Exercise details | Retype the whole listing verbatim and keep the pictures out of it.

(Plotting code records)
* * *

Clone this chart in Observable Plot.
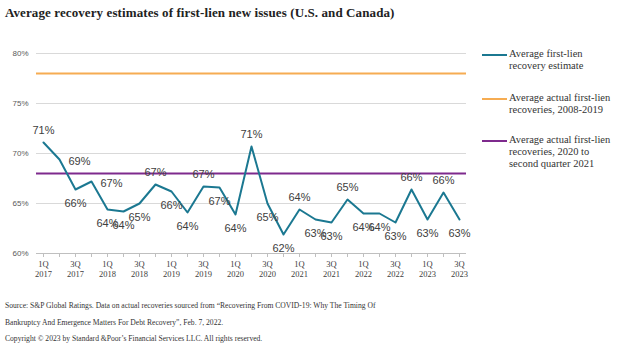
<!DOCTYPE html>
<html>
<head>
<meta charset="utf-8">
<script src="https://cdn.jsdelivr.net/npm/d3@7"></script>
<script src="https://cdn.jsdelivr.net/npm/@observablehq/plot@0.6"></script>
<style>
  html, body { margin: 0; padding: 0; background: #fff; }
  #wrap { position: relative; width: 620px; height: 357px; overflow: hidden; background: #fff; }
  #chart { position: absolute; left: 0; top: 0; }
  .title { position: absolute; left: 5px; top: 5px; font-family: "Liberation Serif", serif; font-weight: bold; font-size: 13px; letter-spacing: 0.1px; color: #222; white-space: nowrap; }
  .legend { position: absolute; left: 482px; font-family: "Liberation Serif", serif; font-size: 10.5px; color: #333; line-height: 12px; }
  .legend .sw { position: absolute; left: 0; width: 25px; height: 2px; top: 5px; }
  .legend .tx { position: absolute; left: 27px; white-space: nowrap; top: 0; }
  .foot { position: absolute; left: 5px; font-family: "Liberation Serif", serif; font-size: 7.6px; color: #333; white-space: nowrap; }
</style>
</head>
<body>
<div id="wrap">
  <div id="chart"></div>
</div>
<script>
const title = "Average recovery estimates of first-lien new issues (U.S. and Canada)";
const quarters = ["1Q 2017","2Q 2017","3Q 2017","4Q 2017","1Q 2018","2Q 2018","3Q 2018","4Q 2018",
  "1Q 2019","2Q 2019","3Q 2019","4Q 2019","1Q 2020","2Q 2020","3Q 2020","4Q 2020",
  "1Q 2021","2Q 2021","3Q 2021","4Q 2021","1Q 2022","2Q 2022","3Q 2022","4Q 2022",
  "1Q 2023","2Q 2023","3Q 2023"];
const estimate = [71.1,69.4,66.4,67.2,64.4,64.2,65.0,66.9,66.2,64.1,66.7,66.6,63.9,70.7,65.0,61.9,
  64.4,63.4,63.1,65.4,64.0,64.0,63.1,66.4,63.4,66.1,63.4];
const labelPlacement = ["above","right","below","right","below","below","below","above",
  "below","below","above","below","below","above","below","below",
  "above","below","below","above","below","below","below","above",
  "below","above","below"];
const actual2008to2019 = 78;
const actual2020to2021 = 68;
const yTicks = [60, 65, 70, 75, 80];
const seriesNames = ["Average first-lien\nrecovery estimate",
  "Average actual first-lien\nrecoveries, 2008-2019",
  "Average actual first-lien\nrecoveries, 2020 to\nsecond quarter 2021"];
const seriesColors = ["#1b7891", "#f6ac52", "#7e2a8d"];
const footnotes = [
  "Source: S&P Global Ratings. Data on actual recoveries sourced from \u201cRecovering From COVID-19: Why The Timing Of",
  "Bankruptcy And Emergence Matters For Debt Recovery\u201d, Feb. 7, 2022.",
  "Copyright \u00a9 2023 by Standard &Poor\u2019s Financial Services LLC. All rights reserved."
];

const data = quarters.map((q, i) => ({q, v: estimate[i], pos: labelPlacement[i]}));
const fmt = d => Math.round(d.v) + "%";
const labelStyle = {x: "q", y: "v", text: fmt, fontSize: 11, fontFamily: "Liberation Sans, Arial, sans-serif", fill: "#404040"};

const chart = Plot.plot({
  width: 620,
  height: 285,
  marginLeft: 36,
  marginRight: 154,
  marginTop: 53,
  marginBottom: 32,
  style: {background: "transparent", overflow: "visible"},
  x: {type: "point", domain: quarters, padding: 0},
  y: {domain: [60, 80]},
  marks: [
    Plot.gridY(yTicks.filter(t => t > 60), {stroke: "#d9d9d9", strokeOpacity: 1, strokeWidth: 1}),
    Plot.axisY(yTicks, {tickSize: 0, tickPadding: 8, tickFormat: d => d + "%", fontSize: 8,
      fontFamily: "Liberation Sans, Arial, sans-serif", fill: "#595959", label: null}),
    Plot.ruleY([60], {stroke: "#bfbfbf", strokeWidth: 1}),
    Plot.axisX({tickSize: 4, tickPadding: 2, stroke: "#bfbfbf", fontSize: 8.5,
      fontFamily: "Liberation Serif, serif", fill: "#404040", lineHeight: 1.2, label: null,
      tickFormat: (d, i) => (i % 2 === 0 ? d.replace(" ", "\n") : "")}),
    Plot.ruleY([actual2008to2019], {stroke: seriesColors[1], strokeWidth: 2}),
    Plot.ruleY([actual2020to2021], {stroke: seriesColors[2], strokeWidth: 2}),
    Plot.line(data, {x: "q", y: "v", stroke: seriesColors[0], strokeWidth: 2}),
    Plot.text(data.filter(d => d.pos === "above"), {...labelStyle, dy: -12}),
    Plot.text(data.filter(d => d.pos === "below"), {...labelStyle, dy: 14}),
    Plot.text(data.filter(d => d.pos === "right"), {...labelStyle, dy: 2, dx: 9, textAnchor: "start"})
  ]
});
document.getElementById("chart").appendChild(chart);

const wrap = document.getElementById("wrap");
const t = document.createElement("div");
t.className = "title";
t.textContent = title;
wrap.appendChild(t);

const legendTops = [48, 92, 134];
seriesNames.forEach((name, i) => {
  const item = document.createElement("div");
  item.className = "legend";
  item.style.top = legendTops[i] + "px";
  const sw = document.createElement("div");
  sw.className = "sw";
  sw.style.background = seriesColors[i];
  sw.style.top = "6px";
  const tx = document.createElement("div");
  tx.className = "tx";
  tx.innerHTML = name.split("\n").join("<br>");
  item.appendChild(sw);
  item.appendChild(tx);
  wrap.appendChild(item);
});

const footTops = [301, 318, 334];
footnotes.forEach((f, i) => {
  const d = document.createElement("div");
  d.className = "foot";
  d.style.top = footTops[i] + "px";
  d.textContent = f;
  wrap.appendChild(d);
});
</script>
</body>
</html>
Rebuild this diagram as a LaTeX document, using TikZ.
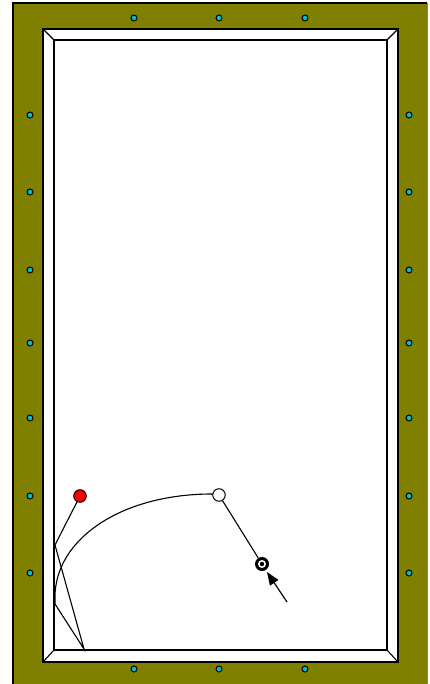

* * *

Solution to the problem |
Clone this chart in Observable Plot.
<!DOCTYPE html>
<html>
<head>
<meta charset="utf-8">
<script src="https://cdn.jsdelivr.net/npm/d3@7"></script>
<script src="https://cdn.jsdelivr.net/npm/@observablehq/plot@0.6"></script>
<style>
  html, body { margin: 0; padding: 0; background: #fff; }
  #wrap { position: relative; width: 620px; height: 357px; overflow: hidden; background: #fff; }
  #chart { position: absolute; left: 0; top: 0; }
  .title { position: absolute; left: 5px; top: 5px; font-family: "Liberation Serif", serif; font-weight: bold; font-size: 13px; letter-spacing: 0.1px; color: #222; white-space: nowrap; }
  .legend { position: absolute; left: 482px; font-family: "Liberation Serif", serif; font-size: 10.5px; color: #333; line-height: 12px; }
  .legend .sw { position: absolute; left: 0; width: 25px; height: 2px; top: 5px; }
  .legend .tx { position: absolute; left: 27px; white-space: nowrap; top: 0; }
  .foot { position: absolute; left: 5px; font-family: "Liberation Serif", serif; font-size: 7.6px; color: #333; white-space: nowrap; }
</style>
</head>
<body>
<div id="wrap">
  <div id="chart"></div>
</div>
<script>
const title = "Average recovery estimates of first-lien new issues (U.S. and Canada)";
const quarters = ["1Q 2017","2Q 2017","3Q 2017","4Q 2017","1Q 2018","2Q 2018","3Q 2018","4Q 2018",
  "1Q 2019","2Q 2019","3Q 2019","4Q 2019","1Q 2020","2Q 2020","3Q 2020","4Q 2020",
  "1Q 2021","2Q 2021","3Q 2021","4Q 2021","1Q 2022","2Q 2022","3Q 2022","4Q 2022",
  "1Q 2023","2Q 2023","3Q 2023"];
const estimate = [71.1,69.4,66.4,67.2,64.4,64.2,65.0,66.9,66.2,64.1,66.7,66.6,63.9,70.7,65.0,61.9,
  64.4,63.4,63.1,65.4,64.0,64.0,63.1,66.4,63.4,66.1,63.4];
const labelPlacement = ["above","right","below","right","below","below","below","above",
  "below","below","above","below","below","above","below","below",
  "above","below","below","above","below","below","below","above",
  "below","above","below"];
const actual2008to2019 = 78;
const actual2020to2021 = 68;
const yTicks = [60, 65, 70, 75, 80];
const seriesNames = ["Average first-lien\nrecovery estimate",
  "Average actual first-lien\nrecoveries, 2008-2019",
  "Average actual first-lien\nrecoveries, 2020 to\nsecond quarter 2021"];
const seriesColors = ["#1b7891", "#f6ac52", "#7e2a8d"];
const footnotes = [
  "Source: S&P Global Ratings. Data on actual recoveries sourced from \u201cRecovering From COVID-19: Why The Timing Of",
  "Bankruptcy And Emergence Matters For Debt Recovery\u201d, Feb. 7, 2022.",
  "Copyright \u00a9 2023 by Standard &Poor\u2019s Financial Services LLC. All rights reserved."
];

const data = quarters.map((q, i) => ({q, v: estimate[i], pos: labelPlacement[i]}));
const fmt = d => Math.round(d.v) + "%";
const labelStyle = {x: "q", y: "v", text: fmt, fontSize: 11, fontFamily: "Liberation Sans, Arial, sans-serif", fill: "#404040"};

const chart = Plot.plot({
  width: 620,
  height: 285,
  marginLeft: 36,
  marginRight: 154,
  marginTop: 53,
  marginBottom: 32,
  style: {background: "transparent", overflow: "visible"},
  x: {type: "point", domain: quarters, padding: 0},
  y: {domain: [60, 80]},
  marks: [
    Plot.gridY(yTicks.filter(t => t > 60), {stroke: "#d9d9d9", strokeOpacity: 1, strokeWidth: 1}),
    Plot.axisY(yTicks, {tickSize: 0, tickPadding: 8, tickFormat: d => d + "%", fontSize: 8,
      fontFamily: "Liberation Sans, Arial, sans-serif", fill: "#595959", label: null}),
    Plot.ruleY([60], {stroke: "#bfbfbf", strokeWidth: 1}),
    Plot.axisX({tickSize: 4, tickPadding: 2, stroke: "#bfbfbf", fontSize: 8.5,
      fontFamily: "Liberation Serif, serif", fill: "#404040", lineHeight: 1.2, label: null,
      tickFormat: (d, i) => (i % 2 === 0 ? d.replace(" ", "\n") : "")}),
    Plot.ruleY([actual2008to2019], {stroke: seriesColors[1], strokeWidth: 2}),
    Plot.ruleY([actual2020to2021], {stroke: seriesColors[2], strokeWidth: 2}),
    Plot.line(data, {x: "q", y: "v", stroke: seriesColors[0], strokeWidth: 2}),
    Plot.text(data.filter(d => d.pos === "above"), {...labelStyle, dy: -12}),
    Plot.text(data.filter(d => d.pos === "below"), {...labelStyle, dy: 14}),
    Plot.text(data.filter(d => d.pos === "right"), {...labelStyle, dy: 2, dx: 9, textAnchor: "start"})
  ]
});
document.getElementById("chart").appendChild(chart);

const wrap = document.getElementById("wrap");
const t = document.createElement("div");
t.className = "title";
t.textContent = title;
wrap.appendChild(t);

const legendTops = [48, 92, 134];
seriesNames.forEach((name, i) => {
  const item = document.createElement("div");
  item.className = "legend";
  item.style.top = legendTops[i] + "px";
  const sw = document.createElement("div");
  sw.className = "sw";
  sw.style.background = seriesColors[i];
  sw.style.top = "6px";
  const tx = document.createElement("div");
  tx.className = "tx";
  tx.innerHTML = name.split("\n").join("<br>");
  item.appendChild(sw);
  item.appendChild(tx);
  wrap.appendChild(item);
});

const footTops = [301, 318, 334];
footnotes.forEach((f, i) => {
  const d = document.createElement("div");
  d.className = "foot";
  d.style.top = footTops[i] + "px";
  d.textContent = f;
  wrap.appendChild(d);
});
</script>
</body>
</html>
Rebuild this diagram as a LaTeX document, using TikZ.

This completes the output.